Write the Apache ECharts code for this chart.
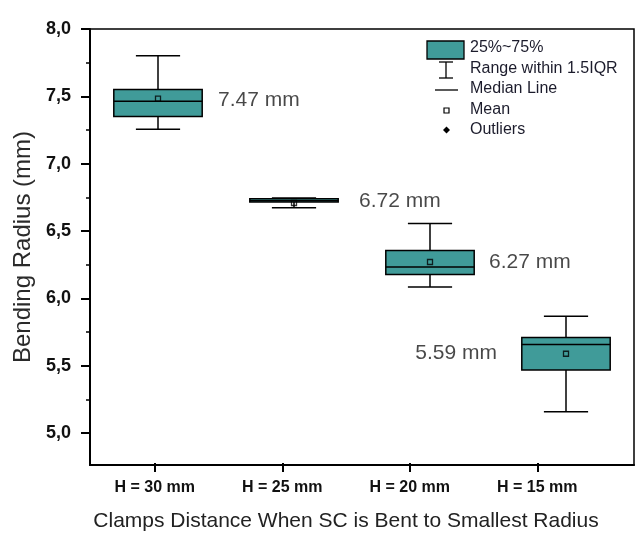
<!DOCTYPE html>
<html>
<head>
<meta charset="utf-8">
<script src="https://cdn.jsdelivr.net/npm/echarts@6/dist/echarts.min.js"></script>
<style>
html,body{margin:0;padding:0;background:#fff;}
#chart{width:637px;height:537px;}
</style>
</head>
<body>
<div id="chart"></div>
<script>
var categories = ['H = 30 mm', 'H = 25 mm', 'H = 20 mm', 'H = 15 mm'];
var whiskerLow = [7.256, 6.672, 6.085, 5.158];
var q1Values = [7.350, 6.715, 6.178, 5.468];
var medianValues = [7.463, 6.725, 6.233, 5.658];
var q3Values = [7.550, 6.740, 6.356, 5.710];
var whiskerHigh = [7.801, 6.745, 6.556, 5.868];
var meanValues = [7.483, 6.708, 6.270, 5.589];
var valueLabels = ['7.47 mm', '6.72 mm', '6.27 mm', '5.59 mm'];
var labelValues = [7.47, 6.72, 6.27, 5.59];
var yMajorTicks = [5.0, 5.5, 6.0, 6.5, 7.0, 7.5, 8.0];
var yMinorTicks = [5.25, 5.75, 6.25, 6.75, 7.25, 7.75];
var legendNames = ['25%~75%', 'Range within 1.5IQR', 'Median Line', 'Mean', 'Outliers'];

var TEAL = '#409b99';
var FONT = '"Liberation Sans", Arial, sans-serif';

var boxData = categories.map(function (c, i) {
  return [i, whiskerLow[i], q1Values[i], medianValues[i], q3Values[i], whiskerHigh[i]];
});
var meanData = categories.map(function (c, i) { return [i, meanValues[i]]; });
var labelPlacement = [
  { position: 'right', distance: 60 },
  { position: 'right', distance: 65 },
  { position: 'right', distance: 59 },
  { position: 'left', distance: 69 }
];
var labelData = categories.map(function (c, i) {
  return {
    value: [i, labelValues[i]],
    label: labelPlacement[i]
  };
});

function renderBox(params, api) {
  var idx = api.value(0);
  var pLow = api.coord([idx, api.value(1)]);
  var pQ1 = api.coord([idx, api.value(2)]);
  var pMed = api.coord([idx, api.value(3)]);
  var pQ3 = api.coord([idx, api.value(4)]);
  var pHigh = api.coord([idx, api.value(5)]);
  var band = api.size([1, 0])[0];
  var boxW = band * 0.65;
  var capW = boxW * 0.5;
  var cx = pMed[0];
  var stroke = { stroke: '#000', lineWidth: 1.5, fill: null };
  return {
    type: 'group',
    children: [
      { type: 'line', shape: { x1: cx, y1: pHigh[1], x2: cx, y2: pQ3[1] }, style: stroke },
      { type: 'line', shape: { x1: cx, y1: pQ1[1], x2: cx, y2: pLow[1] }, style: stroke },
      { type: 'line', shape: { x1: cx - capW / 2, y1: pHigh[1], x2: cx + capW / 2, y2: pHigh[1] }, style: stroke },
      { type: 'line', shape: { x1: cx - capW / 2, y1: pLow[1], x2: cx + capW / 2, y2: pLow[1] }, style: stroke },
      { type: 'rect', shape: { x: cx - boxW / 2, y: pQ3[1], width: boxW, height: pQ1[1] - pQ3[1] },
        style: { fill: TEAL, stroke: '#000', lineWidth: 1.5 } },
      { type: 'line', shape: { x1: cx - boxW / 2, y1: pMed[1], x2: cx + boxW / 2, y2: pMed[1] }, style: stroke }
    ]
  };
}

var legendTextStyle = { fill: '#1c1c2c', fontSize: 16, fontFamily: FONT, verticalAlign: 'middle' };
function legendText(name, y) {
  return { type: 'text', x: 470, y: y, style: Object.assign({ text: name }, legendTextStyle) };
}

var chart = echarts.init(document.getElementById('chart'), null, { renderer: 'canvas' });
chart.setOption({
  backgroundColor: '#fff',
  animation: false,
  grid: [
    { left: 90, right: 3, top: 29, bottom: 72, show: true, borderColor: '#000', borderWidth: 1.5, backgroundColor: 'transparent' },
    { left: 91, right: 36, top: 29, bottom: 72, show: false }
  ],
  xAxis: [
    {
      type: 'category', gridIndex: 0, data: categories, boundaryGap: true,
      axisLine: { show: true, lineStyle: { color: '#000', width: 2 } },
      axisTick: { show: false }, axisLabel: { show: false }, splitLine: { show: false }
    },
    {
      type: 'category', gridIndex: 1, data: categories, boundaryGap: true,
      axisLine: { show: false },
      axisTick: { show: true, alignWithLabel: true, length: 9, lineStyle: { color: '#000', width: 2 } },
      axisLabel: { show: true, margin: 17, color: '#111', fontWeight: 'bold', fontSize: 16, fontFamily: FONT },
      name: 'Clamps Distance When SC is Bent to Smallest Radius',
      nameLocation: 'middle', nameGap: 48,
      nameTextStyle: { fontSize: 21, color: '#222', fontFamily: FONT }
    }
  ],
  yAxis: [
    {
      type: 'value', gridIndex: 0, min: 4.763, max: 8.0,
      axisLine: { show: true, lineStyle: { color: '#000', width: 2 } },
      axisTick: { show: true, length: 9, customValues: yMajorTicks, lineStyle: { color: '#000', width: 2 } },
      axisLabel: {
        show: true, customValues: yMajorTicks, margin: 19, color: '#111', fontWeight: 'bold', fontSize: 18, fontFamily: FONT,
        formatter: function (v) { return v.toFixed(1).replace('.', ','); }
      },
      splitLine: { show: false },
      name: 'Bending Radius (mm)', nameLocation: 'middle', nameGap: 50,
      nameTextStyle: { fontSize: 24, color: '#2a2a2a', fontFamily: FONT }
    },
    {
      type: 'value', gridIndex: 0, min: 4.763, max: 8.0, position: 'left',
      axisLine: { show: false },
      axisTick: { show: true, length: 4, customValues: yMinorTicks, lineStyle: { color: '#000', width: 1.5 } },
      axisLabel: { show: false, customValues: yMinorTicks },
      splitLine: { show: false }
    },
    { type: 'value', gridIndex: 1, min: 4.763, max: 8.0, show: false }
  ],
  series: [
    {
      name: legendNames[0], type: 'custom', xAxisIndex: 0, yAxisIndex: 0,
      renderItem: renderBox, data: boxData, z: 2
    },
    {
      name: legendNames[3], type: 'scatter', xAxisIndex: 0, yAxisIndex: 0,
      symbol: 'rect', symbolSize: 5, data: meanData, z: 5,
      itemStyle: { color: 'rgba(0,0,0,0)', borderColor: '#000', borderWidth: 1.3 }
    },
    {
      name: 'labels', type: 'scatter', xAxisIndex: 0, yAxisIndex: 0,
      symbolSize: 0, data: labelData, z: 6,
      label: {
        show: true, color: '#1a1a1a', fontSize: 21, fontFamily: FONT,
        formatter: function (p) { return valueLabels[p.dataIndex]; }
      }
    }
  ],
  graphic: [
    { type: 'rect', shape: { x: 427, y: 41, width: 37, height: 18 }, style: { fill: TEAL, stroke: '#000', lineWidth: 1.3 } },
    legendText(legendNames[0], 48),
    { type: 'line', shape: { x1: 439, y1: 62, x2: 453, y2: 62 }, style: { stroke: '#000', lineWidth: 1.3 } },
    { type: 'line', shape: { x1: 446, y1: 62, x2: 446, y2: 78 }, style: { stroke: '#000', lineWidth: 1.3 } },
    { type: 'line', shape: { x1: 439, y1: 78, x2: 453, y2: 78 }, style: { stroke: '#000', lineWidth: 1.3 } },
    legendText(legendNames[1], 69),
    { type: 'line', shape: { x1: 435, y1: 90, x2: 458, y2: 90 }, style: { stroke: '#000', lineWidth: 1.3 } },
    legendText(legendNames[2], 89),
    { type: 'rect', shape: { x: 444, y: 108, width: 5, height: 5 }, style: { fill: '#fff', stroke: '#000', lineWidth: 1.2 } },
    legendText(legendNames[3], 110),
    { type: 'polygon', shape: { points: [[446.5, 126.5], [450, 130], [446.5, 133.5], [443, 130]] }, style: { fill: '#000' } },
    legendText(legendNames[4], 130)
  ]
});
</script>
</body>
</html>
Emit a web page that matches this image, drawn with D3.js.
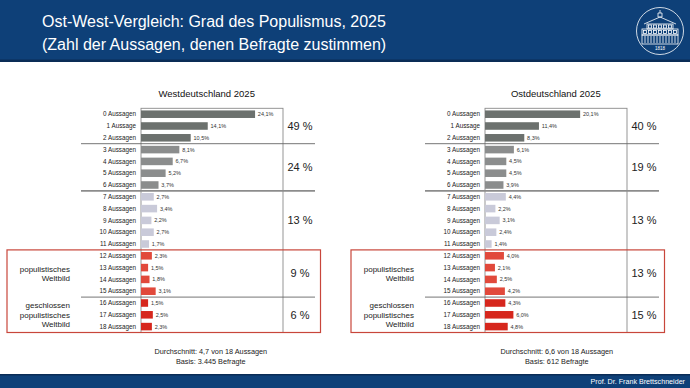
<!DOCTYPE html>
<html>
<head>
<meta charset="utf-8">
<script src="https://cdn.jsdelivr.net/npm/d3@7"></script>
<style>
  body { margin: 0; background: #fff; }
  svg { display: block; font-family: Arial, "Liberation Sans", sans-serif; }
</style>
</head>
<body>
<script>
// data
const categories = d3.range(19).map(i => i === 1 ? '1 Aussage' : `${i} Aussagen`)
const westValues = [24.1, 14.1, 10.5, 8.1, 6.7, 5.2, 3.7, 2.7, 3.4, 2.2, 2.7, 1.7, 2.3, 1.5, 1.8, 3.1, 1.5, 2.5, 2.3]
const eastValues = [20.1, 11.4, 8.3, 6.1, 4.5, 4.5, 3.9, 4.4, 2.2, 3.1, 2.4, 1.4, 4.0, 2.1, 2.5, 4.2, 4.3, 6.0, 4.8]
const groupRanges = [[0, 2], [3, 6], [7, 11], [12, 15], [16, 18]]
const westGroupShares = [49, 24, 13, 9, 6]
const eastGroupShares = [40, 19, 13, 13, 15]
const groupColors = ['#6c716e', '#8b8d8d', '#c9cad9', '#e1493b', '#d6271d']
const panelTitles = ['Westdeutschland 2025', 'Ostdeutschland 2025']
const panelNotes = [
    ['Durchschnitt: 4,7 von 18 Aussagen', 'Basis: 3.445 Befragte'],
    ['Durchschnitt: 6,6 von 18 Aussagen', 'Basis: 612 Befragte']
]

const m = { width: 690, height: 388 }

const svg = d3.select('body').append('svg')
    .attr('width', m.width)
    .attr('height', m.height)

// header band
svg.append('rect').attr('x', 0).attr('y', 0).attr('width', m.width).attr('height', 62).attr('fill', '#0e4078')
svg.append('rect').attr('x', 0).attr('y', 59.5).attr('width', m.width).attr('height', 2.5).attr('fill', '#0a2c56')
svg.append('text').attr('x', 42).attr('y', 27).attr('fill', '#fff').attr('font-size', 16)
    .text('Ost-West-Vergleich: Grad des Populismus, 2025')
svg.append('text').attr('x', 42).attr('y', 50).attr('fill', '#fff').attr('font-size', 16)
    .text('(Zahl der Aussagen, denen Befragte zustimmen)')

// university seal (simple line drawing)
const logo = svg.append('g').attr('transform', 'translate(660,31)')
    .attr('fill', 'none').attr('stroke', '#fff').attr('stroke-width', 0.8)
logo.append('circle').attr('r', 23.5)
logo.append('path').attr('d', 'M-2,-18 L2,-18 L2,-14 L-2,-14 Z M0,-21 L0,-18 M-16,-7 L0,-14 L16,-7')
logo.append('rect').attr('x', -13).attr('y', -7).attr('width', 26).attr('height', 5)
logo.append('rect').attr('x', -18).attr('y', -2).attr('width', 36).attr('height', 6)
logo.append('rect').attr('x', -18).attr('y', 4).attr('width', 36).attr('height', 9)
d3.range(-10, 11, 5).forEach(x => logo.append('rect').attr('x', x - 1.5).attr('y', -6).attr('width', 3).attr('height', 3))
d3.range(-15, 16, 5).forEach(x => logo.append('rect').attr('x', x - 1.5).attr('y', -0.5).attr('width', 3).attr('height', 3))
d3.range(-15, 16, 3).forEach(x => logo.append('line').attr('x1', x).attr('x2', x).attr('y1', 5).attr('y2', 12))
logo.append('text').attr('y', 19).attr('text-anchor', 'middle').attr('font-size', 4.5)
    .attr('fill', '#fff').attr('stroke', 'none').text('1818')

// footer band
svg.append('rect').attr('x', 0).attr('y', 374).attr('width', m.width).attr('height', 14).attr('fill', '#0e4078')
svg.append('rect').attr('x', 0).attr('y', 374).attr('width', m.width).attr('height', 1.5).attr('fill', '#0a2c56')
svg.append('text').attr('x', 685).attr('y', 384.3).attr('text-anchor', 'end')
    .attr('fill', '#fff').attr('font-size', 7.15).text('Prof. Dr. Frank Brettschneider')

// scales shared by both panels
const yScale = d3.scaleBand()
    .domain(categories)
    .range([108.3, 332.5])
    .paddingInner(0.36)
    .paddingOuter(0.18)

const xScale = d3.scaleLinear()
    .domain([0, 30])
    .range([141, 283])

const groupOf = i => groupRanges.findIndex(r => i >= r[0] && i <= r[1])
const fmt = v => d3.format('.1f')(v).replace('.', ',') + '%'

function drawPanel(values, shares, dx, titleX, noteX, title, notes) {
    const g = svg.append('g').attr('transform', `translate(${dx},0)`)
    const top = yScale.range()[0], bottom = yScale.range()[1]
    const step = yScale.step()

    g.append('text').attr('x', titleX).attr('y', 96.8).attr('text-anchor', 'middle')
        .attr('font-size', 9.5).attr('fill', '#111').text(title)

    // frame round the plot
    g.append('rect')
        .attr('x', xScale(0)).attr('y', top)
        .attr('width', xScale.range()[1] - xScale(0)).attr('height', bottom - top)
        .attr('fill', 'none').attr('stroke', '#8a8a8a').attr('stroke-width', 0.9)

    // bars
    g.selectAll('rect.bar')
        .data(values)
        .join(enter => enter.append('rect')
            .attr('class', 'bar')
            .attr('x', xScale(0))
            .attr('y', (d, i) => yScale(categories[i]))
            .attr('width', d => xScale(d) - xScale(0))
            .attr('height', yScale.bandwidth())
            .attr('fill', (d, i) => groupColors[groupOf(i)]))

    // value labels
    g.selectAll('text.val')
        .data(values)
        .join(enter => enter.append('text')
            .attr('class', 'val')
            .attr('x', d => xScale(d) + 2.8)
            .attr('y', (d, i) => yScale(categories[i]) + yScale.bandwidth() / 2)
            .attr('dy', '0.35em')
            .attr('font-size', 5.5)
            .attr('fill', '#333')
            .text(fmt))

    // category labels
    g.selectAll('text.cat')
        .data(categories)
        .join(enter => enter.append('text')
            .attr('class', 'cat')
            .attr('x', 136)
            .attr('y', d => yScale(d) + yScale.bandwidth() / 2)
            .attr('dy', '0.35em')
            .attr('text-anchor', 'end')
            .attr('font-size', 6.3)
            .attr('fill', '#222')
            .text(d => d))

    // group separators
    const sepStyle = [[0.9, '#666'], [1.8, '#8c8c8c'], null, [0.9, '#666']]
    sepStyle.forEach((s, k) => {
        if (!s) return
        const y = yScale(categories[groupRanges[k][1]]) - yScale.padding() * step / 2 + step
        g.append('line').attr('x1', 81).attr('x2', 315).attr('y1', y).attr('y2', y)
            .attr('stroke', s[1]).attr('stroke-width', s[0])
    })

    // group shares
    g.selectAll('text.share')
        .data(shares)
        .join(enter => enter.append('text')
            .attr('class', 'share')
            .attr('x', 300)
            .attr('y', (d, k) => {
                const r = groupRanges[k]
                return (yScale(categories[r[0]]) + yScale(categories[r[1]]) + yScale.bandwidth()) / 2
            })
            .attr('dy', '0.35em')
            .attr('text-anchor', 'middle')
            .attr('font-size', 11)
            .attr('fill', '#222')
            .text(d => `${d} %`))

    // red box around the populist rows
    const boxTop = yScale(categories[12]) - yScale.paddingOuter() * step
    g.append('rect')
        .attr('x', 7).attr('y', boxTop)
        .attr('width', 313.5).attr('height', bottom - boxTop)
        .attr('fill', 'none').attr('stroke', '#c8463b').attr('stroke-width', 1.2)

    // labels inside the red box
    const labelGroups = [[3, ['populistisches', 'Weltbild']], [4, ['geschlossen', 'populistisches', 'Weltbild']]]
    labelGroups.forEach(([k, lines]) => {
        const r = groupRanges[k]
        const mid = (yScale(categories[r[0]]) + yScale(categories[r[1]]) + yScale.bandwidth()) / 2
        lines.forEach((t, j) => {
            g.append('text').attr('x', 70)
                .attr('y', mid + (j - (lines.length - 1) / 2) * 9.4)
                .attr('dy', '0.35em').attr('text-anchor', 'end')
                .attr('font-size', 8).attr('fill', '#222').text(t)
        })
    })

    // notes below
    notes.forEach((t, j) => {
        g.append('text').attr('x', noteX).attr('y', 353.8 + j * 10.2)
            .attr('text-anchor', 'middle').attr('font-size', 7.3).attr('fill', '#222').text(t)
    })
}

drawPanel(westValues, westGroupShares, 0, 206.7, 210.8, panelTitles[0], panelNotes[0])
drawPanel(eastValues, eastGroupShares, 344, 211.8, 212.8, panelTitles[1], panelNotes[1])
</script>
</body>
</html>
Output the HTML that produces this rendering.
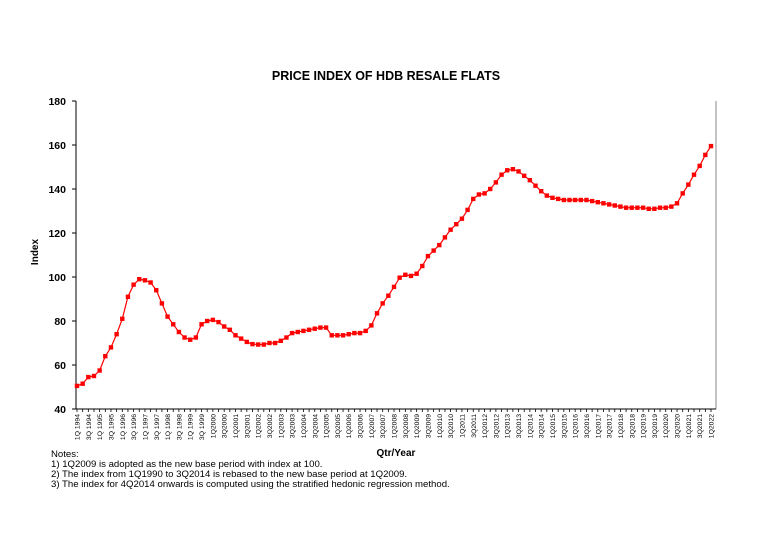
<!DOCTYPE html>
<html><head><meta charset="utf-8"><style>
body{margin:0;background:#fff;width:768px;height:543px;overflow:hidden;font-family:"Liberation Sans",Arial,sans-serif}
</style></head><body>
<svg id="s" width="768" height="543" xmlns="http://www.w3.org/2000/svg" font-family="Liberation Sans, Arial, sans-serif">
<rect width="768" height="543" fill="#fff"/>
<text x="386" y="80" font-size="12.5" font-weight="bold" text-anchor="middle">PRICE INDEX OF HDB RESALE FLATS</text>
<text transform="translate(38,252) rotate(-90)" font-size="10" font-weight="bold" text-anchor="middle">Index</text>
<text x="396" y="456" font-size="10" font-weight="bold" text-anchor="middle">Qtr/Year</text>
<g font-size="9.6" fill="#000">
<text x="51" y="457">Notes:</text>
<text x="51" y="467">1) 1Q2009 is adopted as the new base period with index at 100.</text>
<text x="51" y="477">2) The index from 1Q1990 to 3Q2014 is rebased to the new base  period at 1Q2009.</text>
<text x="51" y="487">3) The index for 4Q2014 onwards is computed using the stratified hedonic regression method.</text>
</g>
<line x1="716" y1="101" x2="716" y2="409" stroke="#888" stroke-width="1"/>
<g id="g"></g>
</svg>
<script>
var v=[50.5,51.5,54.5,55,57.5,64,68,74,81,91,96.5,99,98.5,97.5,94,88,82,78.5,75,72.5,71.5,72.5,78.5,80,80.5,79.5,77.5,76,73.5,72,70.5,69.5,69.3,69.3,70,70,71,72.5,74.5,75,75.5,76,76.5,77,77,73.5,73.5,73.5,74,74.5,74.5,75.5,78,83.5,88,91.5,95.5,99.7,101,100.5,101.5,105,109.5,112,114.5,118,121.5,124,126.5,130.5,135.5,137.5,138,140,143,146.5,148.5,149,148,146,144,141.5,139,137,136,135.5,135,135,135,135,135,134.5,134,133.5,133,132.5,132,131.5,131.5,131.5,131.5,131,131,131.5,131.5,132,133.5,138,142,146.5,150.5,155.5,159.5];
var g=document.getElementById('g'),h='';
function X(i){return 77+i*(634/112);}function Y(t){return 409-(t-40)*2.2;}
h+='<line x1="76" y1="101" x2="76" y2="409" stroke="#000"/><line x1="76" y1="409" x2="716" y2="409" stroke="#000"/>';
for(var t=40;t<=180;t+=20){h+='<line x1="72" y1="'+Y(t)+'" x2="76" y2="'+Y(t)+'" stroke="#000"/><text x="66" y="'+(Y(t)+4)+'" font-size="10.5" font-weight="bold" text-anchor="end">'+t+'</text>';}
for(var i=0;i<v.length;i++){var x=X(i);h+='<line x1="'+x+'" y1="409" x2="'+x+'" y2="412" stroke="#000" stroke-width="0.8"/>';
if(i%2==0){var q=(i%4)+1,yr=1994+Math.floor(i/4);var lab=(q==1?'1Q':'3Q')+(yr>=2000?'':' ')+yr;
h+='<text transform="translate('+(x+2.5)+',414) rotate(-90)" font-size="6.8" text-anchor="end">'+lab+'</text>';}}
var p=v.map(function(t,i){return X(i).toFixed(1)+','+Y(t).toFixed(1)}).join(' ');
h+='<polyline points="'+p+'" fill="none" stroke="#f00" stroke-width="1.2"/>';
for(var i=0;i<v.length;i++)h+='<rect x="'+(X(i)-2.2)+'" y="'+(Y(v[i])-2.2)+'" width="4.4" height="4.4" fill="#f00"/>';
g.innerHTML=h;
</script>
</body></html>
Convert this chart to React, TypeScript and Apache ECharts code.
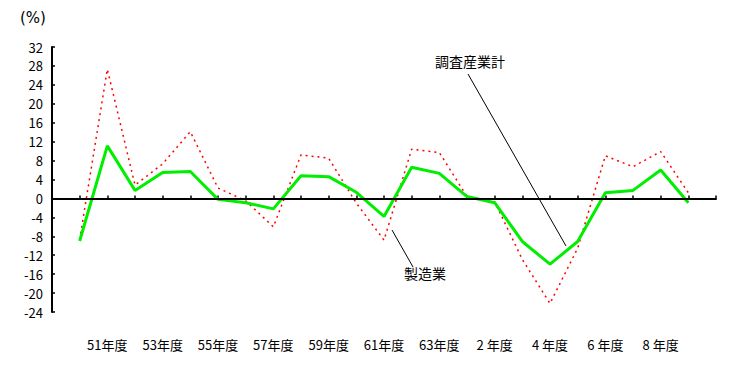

....

• Requirements
Tally the lines of the records holding the word "Apache", then give only the resulting number.

• Task output
2